Do this:
Reproduce verbatim the lines up to and including the one with "width=1090pt,minimum height=270pt] (recit)", starting from the first.

Recorded data:

········

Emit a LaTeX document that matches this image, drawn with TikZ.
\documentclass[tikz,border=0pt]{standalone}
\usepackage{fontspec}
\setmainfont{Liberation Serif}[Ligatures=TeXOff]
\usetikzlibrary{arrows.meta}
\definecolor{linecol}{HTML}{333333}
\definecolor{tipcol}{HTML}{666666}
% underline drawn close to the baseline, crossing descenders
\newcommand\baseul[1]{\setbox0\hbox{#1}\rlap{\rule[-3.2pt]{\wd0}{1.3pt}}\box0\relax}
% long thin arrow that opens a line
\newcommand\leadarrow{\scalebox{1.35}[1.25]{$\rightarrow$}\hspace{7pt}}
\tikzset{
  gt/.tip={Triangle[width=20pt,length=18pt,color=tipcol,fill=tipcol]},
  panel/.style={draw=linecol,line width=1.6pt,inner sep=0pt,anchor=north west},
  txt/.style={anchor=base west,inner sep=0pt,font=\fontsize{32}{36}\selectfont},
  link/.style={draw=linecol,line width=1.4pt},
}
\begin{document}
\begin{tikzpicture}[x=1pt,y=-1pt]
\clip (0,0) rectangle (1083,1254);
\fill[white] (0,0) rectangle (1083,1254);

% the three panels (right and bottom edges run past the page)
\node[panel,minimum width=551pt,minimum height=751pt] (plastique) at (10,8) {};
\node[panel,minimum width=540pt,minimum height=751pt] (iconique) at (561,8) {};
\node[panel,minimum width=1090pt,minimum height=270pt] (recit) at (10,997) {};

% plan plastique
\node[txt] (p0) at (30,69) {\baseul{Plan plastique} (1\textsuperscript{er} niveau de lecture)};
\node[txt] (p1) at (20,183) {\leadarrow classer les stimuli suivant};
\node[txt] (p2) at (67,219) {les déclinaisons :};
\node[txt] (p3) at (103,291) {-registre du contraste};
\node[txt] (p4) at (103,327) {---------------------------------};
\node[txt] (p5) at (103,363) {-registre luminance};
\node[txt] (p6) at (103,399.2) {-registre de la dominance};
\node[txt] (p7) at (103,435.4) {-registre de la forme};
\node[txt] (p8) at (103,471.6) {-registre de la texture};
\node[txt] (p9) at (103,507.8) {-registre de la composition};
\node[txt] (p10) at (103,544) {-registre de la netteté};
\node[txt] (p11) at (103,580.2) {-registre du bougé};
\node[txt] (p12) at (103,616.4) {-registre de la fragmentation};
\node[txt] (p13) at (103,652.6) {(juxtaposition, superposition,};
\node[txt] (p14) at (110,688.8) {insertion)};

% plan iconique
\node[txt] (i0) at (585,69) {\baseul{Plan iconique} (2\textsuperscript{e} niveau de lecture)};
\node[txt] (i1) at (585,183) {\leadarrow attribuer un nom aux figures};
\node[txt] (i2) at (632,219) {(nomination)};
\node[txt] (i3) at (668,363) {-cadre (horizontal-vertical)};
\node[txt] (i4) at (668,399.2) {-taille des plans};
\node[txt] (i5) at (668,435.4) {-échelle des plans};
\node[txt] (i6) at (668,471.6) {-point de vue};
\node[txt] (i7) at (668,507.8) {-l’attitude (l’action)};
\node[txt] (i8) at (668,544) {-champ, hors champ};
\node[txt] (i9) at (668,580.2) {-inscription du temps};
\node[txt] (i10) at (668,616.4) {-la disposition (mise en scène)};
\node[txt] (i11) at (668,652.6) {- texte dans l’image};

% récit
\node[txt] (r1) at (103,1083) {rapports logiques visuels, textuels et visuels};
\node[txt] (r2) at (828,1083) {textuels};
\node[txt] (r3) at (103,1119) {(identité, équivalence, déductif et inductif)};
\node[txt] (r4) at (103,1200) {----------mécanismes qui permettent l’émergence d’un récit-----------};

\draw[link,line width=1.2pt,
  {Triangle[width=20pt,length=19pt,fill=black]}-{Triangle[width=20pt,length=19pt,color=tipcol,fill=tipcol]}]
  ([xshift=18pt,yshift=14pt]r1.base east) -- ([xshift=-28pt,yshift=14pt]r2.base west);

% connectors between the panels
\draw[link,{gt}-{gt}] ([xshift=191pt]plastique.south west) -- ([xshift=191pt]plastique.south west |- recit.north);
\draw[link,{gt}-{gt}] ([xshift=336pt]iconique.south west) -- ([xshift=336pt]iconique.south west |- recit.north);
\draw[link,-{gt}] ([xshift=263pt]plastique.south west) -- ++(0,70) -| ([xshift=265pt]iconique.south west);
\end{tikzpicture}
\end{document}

········

Problem solution:
Emit a LaTeX document that matches this image, drawn with TikZ.
\documentclass[tikz,border=0pt]{standalone}
\usepackage{fontspec}
\setmainfont{Liberation Serif}[Ligatures=TeXOff]
\usetikzlibrary{arrows.meta}
\definecolor{linecol}{HTML}{333333}
\definecolor{tipcol}{HTML}{666666}
% underline drawn close to the baseline, crossing descenders
\newcommand\baseul[1]{\setbox0\hbox{#1}\rlap{\rule[-3.2pt]{\wd0}{1.3pt}}\box0\relax}
% long thin arrow that opens a line
\newcommand\leadarrow{\scalebox{1.35}[1.25]{$\rightarrow$}\hspace{7pt}}
\tikzset{
  gt/.tip={Triangle[width=20pt,length=18pt,color=tipcol,fill=tipcol]},
  panel/.style={draw=linecol,line width=1.6pt,inner sep=0pt,anchor=north west},
  txt/.style={anchor=base west,inner sep=0pt,font=\fontsize{32}{36}\selectfont},
  link/.style={draw=linecol,line width=1.4pt},
}
\begin{document}
\begin{tikzpicture}[x=1pt,y=-1pt]
\clip (0,0) rectangle (1083,1254);
\fill[white] (0,0) rectangle (1083,1254);

% the three panels (right and bottom edges run past the page)
\node[panel,minimum width=551pt,minimum height=751pt] (plastique) at (10,8) {};
\node[panel,minimum width=540pt,minimum height=751pt] (iconique) at (561,8) {};
\node[panel,minimum width=1090pt,minimum height=270pt] (recit) at (10,997) {};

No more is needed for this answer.